Onde estavas a 19 de maio de 2013? Talvez ninguém se recorde. O mundo era diferente, Francisco era o Papa há menos de três meses, José Mourinho treinava o Real Madrid, o Sporting concluía uma temporada em sétimo lugar.
Naquele dia, num Zenit-Volga, Luís Neto marcou um golo. Daí para cá passaram 3843 dias, nos quais o defesa disputou 292 encontros em que marcou um total de zero golos. Um jejum superior a uma década para um central com alergia à baliza oposta.
A seca terminou aos 8' do Sporting-Dumiense. Canto da esquerda, salto do internacional português, cabeceamento, 1-0. Os festejos dos companheiros tinham um misto entre a felicidade pelo momento protagonizado por um dos mais experientes futebolistas do plantel e a surpresa com o raro fenómeno cósmico. A partir do ponto final nos 3843 dias sem golo de Luís Neto tudo foi normal e previsível, como se a tarde tivesse arrancado da mais improvável maneira para, posteriormente, assumir a forma que todos esperavam.
10 anos depois da visita do Alba, uma equipa do quarto escalão voltou a pisar Alvalade. E o 8-0 final corresponde ao mundo que divide ambos os conjuntos, separados por realidades diferentes que, durante 90 minutos, colidiram no relvado, o milagre da coexistência de planetas distantes só possível pela Taça.
Onde estavas a 26 de novembro de 2023? A pergunta poderá ser feita, daqui a muito tempo, na freguesia de Dume, em Braga. A goleada sofrida foi só um pormenor num dia de festa, em que as gentes afetas ao emblema do Campeonato de Portugal foram em peregrinação a Alvalade.
Compondo o setor dedicado aos adeptos visitantes, ouviram-se cânticos e apoio, assinalando a jornada e evidenciando que, para o Dumiense, o encontro foi uma festa. Durante a primeira parte, os visitantes complicaram a vida ao Sporting, com um bloco baixo coeso que só foi quebrado na sequência de dois cantos. No segundo tempo, o cansaço e a fome de Gyökeres e Paulinho tornaram a goleada inevitável.
Depois do 1-0 de Neto, os leões partiram para um primeiro tempo sem grande inspiração. O ampliar da vantagem voltou a chegar após canto, com Paulinho a revelar o oportunismo de que careceu noutros momentos. O capitão do Dumiense é João Faria, o herói que, há um ano, marcou o golo que eliminou o Sporting contra o Varzim, mas desta feita não haveria tomba-gigantes.
Na segunda parte, os locais dobraram a vantagem em oito minutos. Aos 46', após assistência de calcanhar de Paulinho, Trincão fez o 3-0. O canhoto que em tempos foi contratado pelo Barcelona começou a segundo avançado, passou para a direita e terminou a lateral.
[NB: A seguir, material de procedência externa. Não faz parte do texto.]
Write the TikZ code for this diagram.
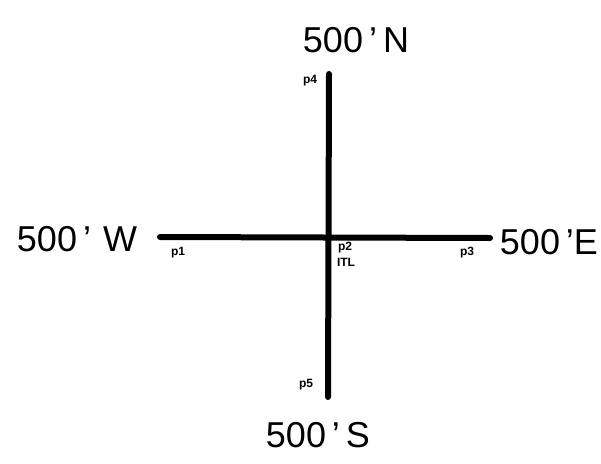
\documentclass[tikz,border=0pt]{standalone}
\usepackage{fontspec}
\setmainfont{Liberation Sans}
\begin{document}
\begin{tikzpicture}[x=1pt,y=-1pt,
  axis/.style={line width=6pt,line cap=round},
  big/.style={font=\fontsize{36}{38}\selectfont, inner sep=0pt},
  small/.style={font=\fontsize{12}{12.5}\selectfont\bfseries, inner sep=0pt, align=left}]
\useasboundingbox[fill=white] (0,0) rectangle (601,463);
\coordinate (W) at (160,237);
\coordinate (E) at (490,238);
\coordinate (N) at (329,74);
\coordinate (S) at (328,397);
\draw[axis] (W) -- (E);
\draw[axis] (N) -- (S);
\node[big] (lN) at (356,40) {500\,'\,N};
\node[big] (lW) at (77,239) {500\,'\,\,W};
\node[big] (lE) at (549,242) {500\,'E};
\node[big] (lS) at (318,435) {500\,'\,S};
\node[small] (p1) at (178,253) {p1};
\node[small] (p2) at (345,248) {p2};
\node[small] (itl) at (346,262) {ITL};
\node[small] (p3) at (467,253) {p3};
\node[small] (p4) at (310,81) {p4};
\node[small] (p5) at (306,385) {p5};
\end{tikzpicture}
\end{document}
Numa noite que ficará na história do Dumiense mas que, para o Sporting, foi uma mera formalidade, houve um uruguaio de grande porte físico que alcançou um registo de respeito. Coates chegou aos 342 desafios pelos verde e brancos, igualando Polga como o estrangeiro que mais vezes atuou pelo clube. Para assinalar o feito, o central apontou o 4-0 aos 53'.
Noutros momentos em que o Sporting teve jogos bem encaminhados, Rúben Amorim lamentou que a sua equipa não tivesse aproveitado o embalo para construir goleadas e ganhar motivação. Desta feita, não houve uma equipa em modo gestão nem a olhar para o relógio a avançar. Parte da culpa dessa ambição é de Paulinho, que fez o 5-0 aos 58'.
O outro grande responsável pelo avolumar do resultado, sem calculismos ou apatias, é Gyökeres. O sueco é a grande estrela da equipa e entrou com 5-0 no marcador frente a uma equipa do quarto escalão. Gerir o esforço? O que é isso?
O ex-Coventry só sabe jogar a todo o gás, de pé no acelerador e olhos na baliza adversária. Aplicando o seu futebol potente e agressivo, teve impacto imediato: aos 71' assistiu Paulinho para o 6-0, aos 75' ganhou um penálti que Nuno Santos transformou no 7-0, aos 83' apontou, ele próprio, o 8-0.
O Sporting-Dumiense foi uma festa. Festa do golo para os leões, que se lançam para nova série carregada de jogos com a barriga cheia de festejos, ainda com o trauma da Luz na memória; festa para os minhotos, que desfrutaram, pela primeira vez, de um encontro num dos palcos maiores de Portugal. Tudo isto era provável — tudo menos Luís Neto, o central que não marca golos que voltou ao golos.